◆ Goal
Wherever a line holds the word "with", copy that line out.

◆ Recorded information

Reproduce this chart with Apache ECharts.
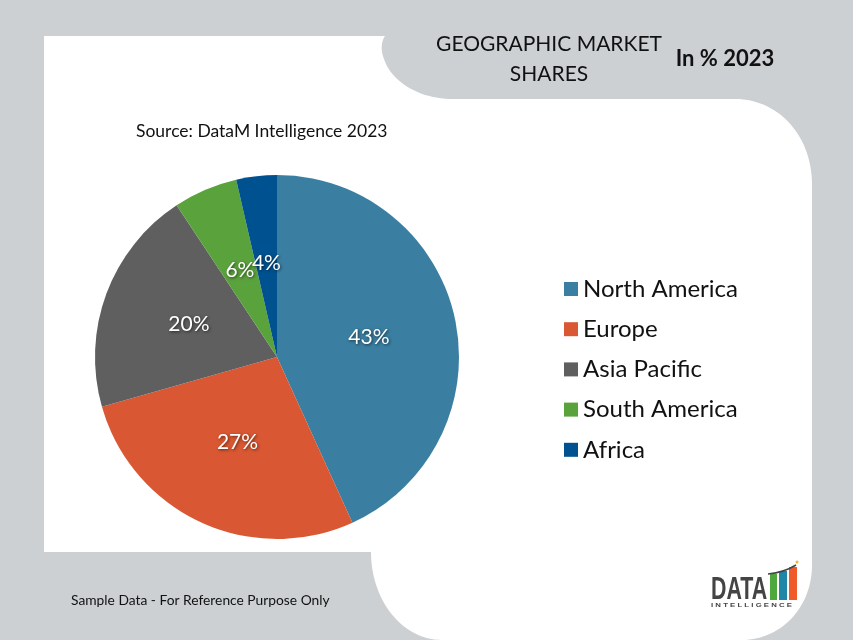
<!DOCTYPE html>
<html>
<head>
<meta charset="utf-8">
<title>Geographic Market Shares</title>
<style>
html, body { margin: 0; padding: 0; background: #ccd0d3; }
#main { width: 853px; height: 640px; }
</style>
<script src="https://cdn.jsdelivr.net/npm/echarts@6/dist/echarts.min.js"></script>
</head>
<body>
<div id="main"></div>
<script>
var regions = ['North America', 'Europe', 'Asia Pacific', 'South America', 'Africa'];
var shares = [43.2, 27.4, 20.1, 5.7, 3.6];
var colors = ['#3a7ea1', '#d95732', '#5f5f5f', '#5aa23c', '#00518f'];

var pieData = [];
for (var i = 0; i < regions.length; i++) {
    pieData.push({ name: regions[i], value: shares[i] });
}

// outline of the white page shape, straight runs and bezier corners
var pageOutline = [
    [44, 36], [385, 36],
    [[381, 42], [381, 50], [383, 56]],
    [[390, 82], [420, 99], [452, 99]],
    [735, 99],
    [[778, 99], [812, 135], [812, 185]],
    [812, 565],
    [[812, 608], [780, 640], [742, 640]],
    [442, 640],
    [[402, 640], [371, 600], [371, 552]],
    [44, 552]
];

function outlinePoints(outline) {
    var pts = [];
    for (var i = 0; i < outline.length; i++) {
        var seg = outline[i];
        if (typeof seg[0] == 'number') {
            pts.push(seg);
            continue;
        }
        var p0 = pts[pts.length - 1];
        for (var t = 1; t <= 30; t++) {
            var u = t / 30, v = 1 - u;
            pts.push([
                v * v * v * p0[0] + 3 * v * v * u * seg[0][0] + 3 * v * u * u * seg[1][0] + u * u * u * seg[2][0],
                v * v * v * p0[1] + 3 * v * v * u * seg[0][1] + 3 * v * u * u * seg[1][1] + u * u * u * seg[2][1]
            ]);
        }
    }
    return pts;
}

var chart = echarts.init(document.getElementById('main'));
chart.setOption({
    backgroundColor: '#ccd0d3',
    animation: false,
    color: colors,
    title: [{
        text: 'GEOGRAPHIC MARKET\nSHARES',
        left: 544,
        top: 24,
        textAlign: 'center',
        textStyle: { fontFamily: 'Lato', fontWeight: 'normal', fontSize: 21, lineHeight: 30, color: '#111' }
    }, {
        text: 'In % 2023',
        left: 720,
        top: 43,
        textAlign: 'center',
        textStyle: { fontFamily: 'Lato', fontWeight: 'bold', fontSize: 22, color: '#111' }
    }, {
        text: 'Source: DataM Intelligence 2023',
        left: 131,
        top: 117,
        textStyle: { fontFamily: 'Lato', fontWeight: 'normal', fontSize: 17.5, color: '#111' }
    }, {
        text: 'Sample Data - For Reference Purpose Only',
        left: 66,
        top: 589,
        textStyle: { fontFamily: 'Lato', fontWeight: 'normal', fontSize: 13.8, color: '#111' }
    }],
    legend: {
        orient: 'vertical',
        left: 559,
        top: 270,
        itemWidth: 14,
        itemHeight: 14,
        itemGap: 12.2,
        icon: 'rect',
        selectedMode: false,
        data: regions,
        textStyle: { fontFamily: 'Lato', fontSize: 24, color: '#111', lineHeight: 28 }
    },
    series: [{
        type: 'pie',
        center: [277, 357],
        radius: [0, 182],
        startAngle: 90,
        clockwise: true,
        silent: true,
        avoidLabelOverlap: false,
        labelLayout: { hideOverlap: false },
        data: pieData,
        label: {
            position: 'inside',
            formatter: function (params) {
                return Math.round(params.value) + '%';
            },
            fontFamily: 'Lato',
            fontSize: 21,
            color: '#fff',
            textShadowColor: 'rgba(0,0,0,0.6)',
            textShadowBlur: 3,
            textShadowOffsetX: 1,
            textShadowOffsetY: 1
        },
        labelLine: { show: false }
    }],
    graphic: [{
        type: 'polygon',
        z: -10,
        shape: { points: outlinePoints(pageOutline) },
        style: { fill: '#fff' }
    }, {
        type: 'text', x: 711, y: 575, z: 5, scaleX: 0.69,
        style: { text: 'DATA', fontFamily: 'Liberation Sans', fontWeight: 'bold', fontSize: 31, fill: '#444' }
    }, {
        type: 'text', x: 711, y: 602, z: 5, scaleX: 1.3,
        style: { text: 'I N T E L L I G E N C E', fontFamily: 'Liberation Sans', fontWeight: 'bold', fontSize: 6, fill: '#444' }
    }, {
        type: 'rect', z: 5, shape: { x: 770, y: 574, width: 7, height: 26 }, style: { fill: '#4fa83d' }
    }, {
        type: 'rect', z: 5, shape: { x: 779, y: 571, width: 8, height: 29 }, style: { fill: '#1f86a8' }
    }, {
        type: 'rect', z: 5, shape: { x: 789, y: 567, width: 8, height: 33 }, style: { fill: '#ef5a28' }
    }, {
        type: 'bezierCurve', z: 5,
        shape: { x1: 768, y1: 574, cpx1: 778, cpy1: 573, cpx2: 788, cpy2: 570, x2: 796, y2: 565 },
        style: { fill: 'none', stroke: '#444', lineWidth: 1.5 }
    }, {
        type: 'circle', z: 5, shape: { cx: 797, cy: 562, r: 1.5 }, style: { fill: '#f2b632' }
    }]
});
</script>
</body>
</html>
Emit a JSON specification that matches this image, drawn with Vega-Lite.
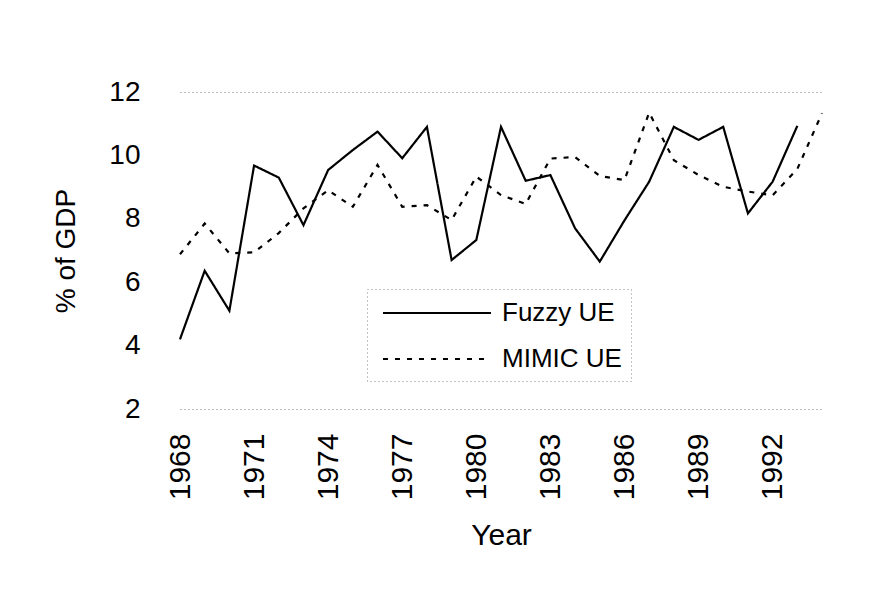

◆ The result
Reproduce this chart with Apache ECharts.
Emit a JSON specification that matches this image, drawn with Vega-Lite.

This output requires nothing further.